No better illustration than this wonderful video from our school website:
Pay particular attention to this section of the pledge:
- giving schools more notice of significant changes to the curriculum, exams and accountability, and not making changes to qualifications in the academic year or during a course, unless there are urgent reasons for doing so
At Greenways we have been pro-active in adapting to life without levels, producing our own bespoke assessment system and making sure that the children are clear about what it is they are learning. All of this good work risks being derailed by recent in-year changes and guidance. Exemplifications, details of the tests, guidance about how progress will be measured, all of these have been delivered in-year, some as late as last week. At the same time the submission date for teacher assessments in writing have been brought forward a month to May, with exemplifications only available from last week.
(By the way, with regard to writing, confusion reigns as to whether we moderate against the interim framework, the exemplifications just released or our own system, or indeed against all three. As usual we are ahead of the game and have mapped out the links between the three different system to make the moderation process easier and have already built in additional moderation meetings. A big piece of work undertaken at very short notice.)
In Year 2, we have only recently found out about what is going to be expected in terms of both teacher assessment and the new tests. Have a look at this article about teacher assessments in writing.
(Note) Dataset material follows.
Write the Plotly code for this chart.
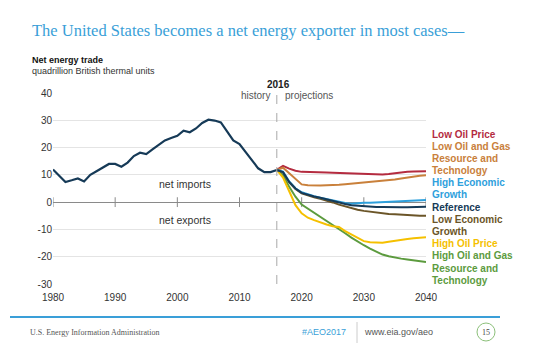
import plotly.graph_objects as go

# ---------------- data ----------------
hist_years = list(range(1980, 2017))
hist_vals = [12.0, 9.6, 7.4, 8.0, 8.7, 7.6, 10.0, 11.3, 12.5, 14.0,
             14.0, 13.0, 14.5, 16.9, 18.1, 17.6, 19.3, 21.0, 22.6, 23.5,
             24.3, 26.2, 25.6, 27.0, 29.0, 30.2, 29.9, 29.2, 25.9, 22.6,
             21.3, 18.2, 15.1, 12.4, 11.0, 11.0, 11.8]

proj_years = list(range(2016, 2041))
low_oil_price = [11.8, 13.3, 12.3, 11.5, 11.1, 11.1, 11.1, 11.0, 10.9, 10.8,
                 10.7, 10.6, 10.5, 10.4, 10.3, 10.2, 10.1, 10.1, 10.3, 10.6,
                 10.9, 11.1, 11.2, 11.3, 11.3]
low_og_resource = [11.8, 12.6, 10.6, 8.7, 6.5, 6.2, 6.1, 6.1, 6.2, 6.2,
                   6.4, 6.6, 6.8, 7.0, 7.2, 7.4, 7.6, 7.7, 8.0, 8.3,
                   8.7, 9.1, 9.4, 9.7, 9.9]
high_econ = [11.8, 11.2, 7.6, 5.1, 3.6, 2.8, 2.2, 1.6, 1.1, 0.6,
             0.1, -0.3, -0.6, -0.3, -0.2, -0.2, -0.1, -0.1, 0.0, 0.1,
             0.2, 0.3, 0.4, 0.6, 0.8]
reference = [11.8, 11.0, 7.4, 5.0, 3.4, 2.7, 2.1, 1.6, 1.0, 0.4,
             -0.2, -0.7, -1.1, -1.3, -1.5, -1.7, -1.8, -1.8, -1.9, -1.9,
             -1.9, -1.9, -1.9, -1.8, -1.7]
low_econ = [11.8, 10.9, 7.2, 4.8, 3.2, 2.4, 1.8, 1.2, 0.6, -0.1,
            -0.9, -1.6, -2.3, -2.8, -3.2, -3.5, -3.8, -4.1, -4.3, -4.4,
            -4.6, -4.8, -5.0, -5.0, -5.0]
high_oil_price = [11.8, 9.0, 4.0, -1.1, -4.1, -5.7, -6.6, -7.5, -8.2, -8.8,
                  -9.1, -10.6, -11.8, -13.2, -14.3, -14.7, -14.9, -14.9, -14.5, -14.1,
                  -13.8, -13.5, -13.2, -13.0, -12.9]
high_og_resource = [11.8, 9.9, 5.6, 2.0, -0.9, -2.4, -3.8, -5.2, -6.6, -8.2,
                    -9.9, -11.4, -13.0, -14.5, -15.8, -17.0, -18.2, -19.2, -19.8, -20.3,
                    -20.7, -21.0, -21.3, -21.6, -21.9]

decades = [1980, 1990, 2000, 2010, 2020, 2030, 2040]
y_ticks = [-30, -20, -10, 0, 10, 20, 30, 40]
y_tick_text = ["-30", "-20", "-10", "0", "10", "20", "30", "40"]

series = [
    ("Low Oil Price", low_oil_price, "#b42b3f", ["Low Oil Price"]),
    ("Low Oil and Gas Resource and Technology", low_og_resource, "#c9803b",
     ["Low Oil and Gas", "Resource and", "Technology"]),
    ("High Oil and Gas Resource and Technology", high_og_resource, "#5c9b3e",
     ["High Oil and Gas", "Resource and", "Technology"]),
    ("High Oil Price", high_oil_price, "#f5c000", ["High Oil Price"]),
    ("Low Economic Growth", low_econ, "#6b5528", ["Low Economic", "Growth"]),
    ("High Economic Growth", high_econ, "#2ea0dc", ["High Economic", "Growth"]),
    ("Reference", reference, "#163a57", ["Reference"]),
]
label_order = ["Low Oil Price", "Low Oil and Gas Resource and Technology",
               "High Economic Growth", "Reference", "Low Economic Growth",
               "High Oil Price", "High Oil and Gas Resource and Technology"]

# ---------------- layout helpers (pixel -> paper) ----------------
L, R, T, B = 53, 426, 93, 284
def px(x):
    return (x - L) / (R - L)
def py(y):
    return (B - y) / (B - T)

FONT = "Liberation Sans, Arial, sans-serif"
SERIF = "Liberation Serif, Times New Roman, serif"

fig = go.Figure()

# zero-line tick marks
fig.add_trace(go.Scatter(x=decades, y=[0] * len(decades), mode="markers",
                         marker=dict(symbol="line-ns-open", size=7, color="#8a8a8a",
                                     line=dict(color="#8a8a8a", width=1)),
                         hoverinfo="skip", showlegend=False))

fig.add_trace(go.Scatter(x=hist_years, y=hist_vals, mode="lines",
                         line=dict(color="#163a57", width=2.2),
                         showlegend=False, name="History"))

for name, vals, color, _ in series:
    fig.add_trace(go.Scatter(x=proj_years, y=vals, mode="lines",
                             line=dict(color=color, width=2),
                             showlegend=False, name=name))

annotations = []
def text(x, y, s, size=10, color="#333", bold=False, anchor="left", family=FONT):
    if bold:
        s = "<b>" + s + "</b>"
    annotations.append(dict(x=px(x), y=py(y), xref="paper", yref="paper", text=s,
                            showarrow=False, xanchor=anchor, yanchor="middle",
                            font=dict(size=size, color=color, family=family)))

text(30, 30, "The United States becomes a net energy exporter in most cases\u2014",
     size=16.5, color="#3a9fd8", family=SERIF)
text(30, 60, "Net energy trade", size=9, color="#111", bold=True)
text(30, 71, "quadrillion British thermal units", size=9, color="#333")
text(278, 85, "2016", size=10, color="#222", bold=True, anchor="center")
text(272, 96, "history", size=10, color="#555", anchor="right")
text(283, 96, "projections", size=10, color="#555")
text(185, 184, "net imports", size=10.5, color="#333", anchor="center")
text(185, 220, "net exports", size=10.5, color="#333", anchor="center")

# right-hand labels
ypos = 134
lookup = {s[0]: s for s in series}
for key in label_order:
    _, _, color, lines = lookup[key]
    for ln in lines:
        text(430, ypos, ln, size=10, color=color, bold=True)
        ypos += 12.2

# footer
text(28, 332, "U.S. Energy Information Administration", size=8, color="#555", family=SERIF)
text(300, 332, "#AEO2017", size=9, color="#3a9fd8")
text(362, 332, "www.eia.gov/aeo", size=9, color="#555")
text(486, 332, "15", size=8, color="#444", anchor="center", family=SERIF)

shapes = [
    dict(type="line", xref="x", yref="paper", x0=2016, x1=2016, y0=0, y1=py(80),
         line=dict(color="#a8a8a8", width=1, dash="dash")),
    dict(type="line", xref="paper", yref="paper", x0=px(10), x1=px(500),
         y0=py(317), y1=py(317), line=dict(color="#3a9fd8", width=2)),
    dict(type="line", xref="paper", yref="paper", x0=px(357), x1=px(357),
         y0=py(322), y1=py(343), line=dict(color="#cccccc", width=1)),
    dict(type="circle", xref="paper", yref="paper", x0=px(477), x1=px(495),
         y0=py(323), y1=py(341), line=dict(color="#8cc07a", width=1)),
]

fig.update_layout(
    width=550, height=351,
    margin=dict(l=L, r=550 - R, t=T, b=351 - B),
    paper_bgcolor="white", plot_bgcolor="white",
    showlegend=False,
    font=dict(family=FONT, size=10, color="#333"),
    xaxis=dict(range=[1980, 2040], tickvals=decades, showgrid=False,
               zeroline=False, showline=False, ticks="", ticklabelstandoff=6,
               tickfont=dict(size=10, color="#333")),
    yaxis=dict(range=[-30, 40], tickvals=y_ticks, ticktext=y_tick_text,
               showgrid=True, gridcolor="#e4e4e4", gridwidth=1, zeroline=True,
               zerolinecolor="#8a8a8a", zerolinewidth=1.3, showline=False,
               ticks="", tickfont=dict(size=10, color="#333")),
    annotations=annotations,
    shapes=shapes,
)

fig.write_html("out.html")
This stems from a meeting on 5th February, with the writing exemplification document issued only a week before:
The message is clear; we need to change what we teach, teach to the tests and move away from teaching about good writing to a far more formulaic approach, and all of this with just a small amount of time left in-year to deliver these changes.
Michale Rosen is equally scathing about the proposed reading test for 7 year olds:
Again, we need to dumb down our teaching to enable our children to do well in these tests, rather than focus on mastery, a very different approach to the intentions behind the new curriculum.
It doesn’t get any better in Year 6. The new system was not supposed to be a box ticking exercise, and yet that is what it has become:
And in times of a much-reduced local authority capacity whilst at the same time increasing levels of accountability for their schools, authorities also need to be brave and do what is right for the children. Not everyone has the confidence that they will be this brave:
So, what next?
We haven’t even mentioned maths yet. We know we have made an excellent start in delivering the new curriculum and see strong evidence of progress and learning in the classrooms. But there are no guarantees how closely the Year 6 maths papers will actually match the new curriculum and all schools feel that this year will be something of a lottery. Is that really how school leaders should feel?
The National Union of Teachers has already called for the tests to be cancelled:
I last week received a letter from Russell Hobby, General secretary of the national Association of Headteachers:
So, assessment: enough is now enough, isn’t it?
Three and a half thousand of you were kind enough to respond to my email about the ongoing farce of writing teacher assessment. 99.5% confirmed the change of date had serious workload implications. The government has broken its promise.
Armed with this evidence I took your case directly to the schools minister Nick Gibb on Tuesday. The government were unable to defend the decision.
Between that email and this one, however, the writing exemplification materials were released – months too late. From these we learned:
- The expected standard is actually closer to a 5c than a 4b.
- The materials themselves are unusable in the short time we have remaining to us. I am not even sure they can be properly read in the time remaining to us.
Not only have you had to deliver a more demanding new curriculum in just two years. Not only have you lost ten percent of this year’s teaching time before the assessment. You have just learned that you need to attain several terms more progress in the few months remaining to you.
I suggested to the minister that either they reset the date of submission and recalibrate the standard or they suspend entirely the use of floor standards and league table data this year – they should just admit that they have no idea what the data will look like or mean. To hold people accountable to it would be a travesty.
I have given the government one week from today to provide a response to this. If we do not receive an adequate one – and by that I mean a dramatic change in their plans – then we will act this year to protect pupils and schools.
It doesn’t stop with writing. This is one immediate response to the specific teacher assessment issue. There are far wider problems. We remain opposed to many changes in assessment, from reintroducing tests at KS1 to times tables tests at KS2 to re-sits in year seven to inappropriate content in both key stages.
It looks like a boycott is on the cards unless there are significant changes to the system this year. It is important to note that, whilst clearly teachers and school leaders have additional workload issues when ill-thought out and late-notice changes are made, the genuine victims are the children. The system now put forward by the government this year can only harm learning and progress, do not reflect a mastery curriculum and revert to a mechanical and formulaic view of what learning looks like and that is fundamentally not fair.